Aku selalu percaya dengan hal-hal yang Paulo Coelho katakan di dalam bukunya The Alchemist: "Saat kamu menginginkan sesuatu, alam semesta bersatu membantumu untuk meraihnya." Ya, beberapa waktu aku ragu kepada diriku apakah target jangka dekat yang sudah kurencanakan matang-matang dan jauh hari akan selesai pada waktunya. Aku sudah memberikan tenggat waktu kepada diriku: tugas itu haruslah selesai pada waktunya. Yap, harga mati!

Namun seiring berjalannya waktu, tantangan itu semakin membuatku menggebu-gebu untuk mengejar targetnya. Seperti supir Metro Mini yang terobos sana sini untuk mengejar setoran pada hari itu. Aku sudah memberikan jeda kepada diriku sampai mana aku harus menyelesaikannya dan sampai mana pula aku harus melakukan eksekusi pada akhirnya. Semua ada polanya dan aku harus bersandar di balik pola tersebut.

Kadang aku sebagai tuan atas diriku sendiri harus bertanggungjawab pula kepada apa yang kuperbuat terhadap budakku tersebut. Sepanjang akhir tahun 2009, tiada henti aku mengejar semua itu. Siangku kuhabiskan di depan layar komputer. Malamku kuhabiskan mencari referensi dan lagi-lagi di depan komputer sampai nyaris pagi ke pagi. Desemberku adalah titik darah penghabisanku untuk mengejar semua yang harus kulakukan.

Ternyata tubuh ini menuntut untuk istirahat, sejenak saja. Tapi kuabaikan. Kugubris semua itu dan kukatakan pada diriku agar jangan lengah dan jangan bermalas-malasan. 2010 sudah hampir datang dan sampai di detik akhir 2009, aku masih mengerjakannya walau target akhirnya sudah tercapai sebelum pada waktunya. Agak sedikit lega namun aku masih belum puas dengan hasil itu. Alhasil, akupun ambruk.

Itu adalah puncaknya. Aku tidak lagi duduk di depan layar komputer. Jemari tidak lagi mengetik. Mata hanya kuat untuk menutup dan tubuh tak lagi kuat untuk melakukan aktivitasnya. Semuanya seperti terasa hampa. Akupun seperti tak punya makna. Aku benar-benar jengah pada diri sendiri. Hal-hal kecil macam itu akhirnya berdampak begitu kacau untukku.

Kuinsafi pada akhirnya aku hanya seorang manusia biasa. Aku bisa sakit hati, aku bisa marah, tertawa, menangis, tersenyum, atau tersipu malu. Manusia harus bisa berdamai dengan dirinya sendiri. Lingkungan hanyalah wahana untuk sebuah permainan yang menghibur kita untuk mewarnai kanvas kehidupan. Hanya itu saja? Tidak!

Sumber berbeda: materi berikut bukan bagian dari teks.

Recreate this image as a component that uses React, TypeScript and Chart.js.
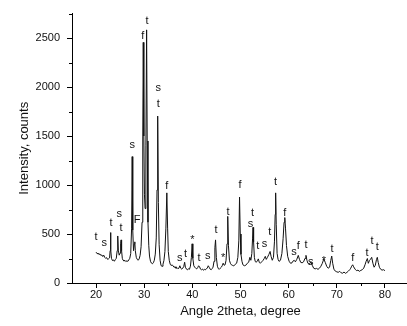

Selama pendiaman itu, aku berdialog dengan diriku sendiri. Hendak apa aku? Akhirnya kurencanakan ulang semua itu. Kususun semuanya serapi mungkin dan konflik dengan diriku sendiri mulai menurun kepada babak-babak akhir. Aku mulai mengenal siapa aku dan bagaimana harusnya aku berproses untuk mencapaikan sebuah prestasi yang hendak kugapai. Aku berdialog dengan diriku sendiri seperti seorang kawan yang berdiskusi dengan sahabat-sahabatnya.

Nah, sobat, akupun kembali seperti janjiku. Ini sudah menurun kepada antiklimaks. Titik di mana konflik mulai mengerucut pada babak akhir. Aku berdamai dengan diriku sendiri dan berjanji semua akan berjalan baik dengan tanpa paksaan. Hidup ini begitu singkat, kuaminkan dan tak dapat kunafikan begitu saja. Tak bisa kulintasi hidup tanpa sesuatu yang tersirat.


Jakarta, 29 Januari 2010 | 20.29
AA - Penemu Antiklimaks Pribadinya

Sabtu, 23 Januari 2010

Klimaks

Ada beberapa hal yang memutuskanku untuk menekan tombol pause, menjauh sejenak dari dunia maya. Aku sendiri kalut kalau sampai-sampai kupaksakan lagi, aku lagi-lagi akan terjatuh seperti pada insiden-insiden sebelumnya. Di dalam taraf hidup manusia, aku menemukan banyak pola tingkah dan sikap dari terjemahan karakter-karakter manusia yang begitu kuat. Aku juga memiliki salah satunya. Salah satu dari semua yang ada di dalam dunia ini walau kuaminkan saja aku tidak dapat memiliki semua karakter yang baik dan jahat dari keseluruhkannya.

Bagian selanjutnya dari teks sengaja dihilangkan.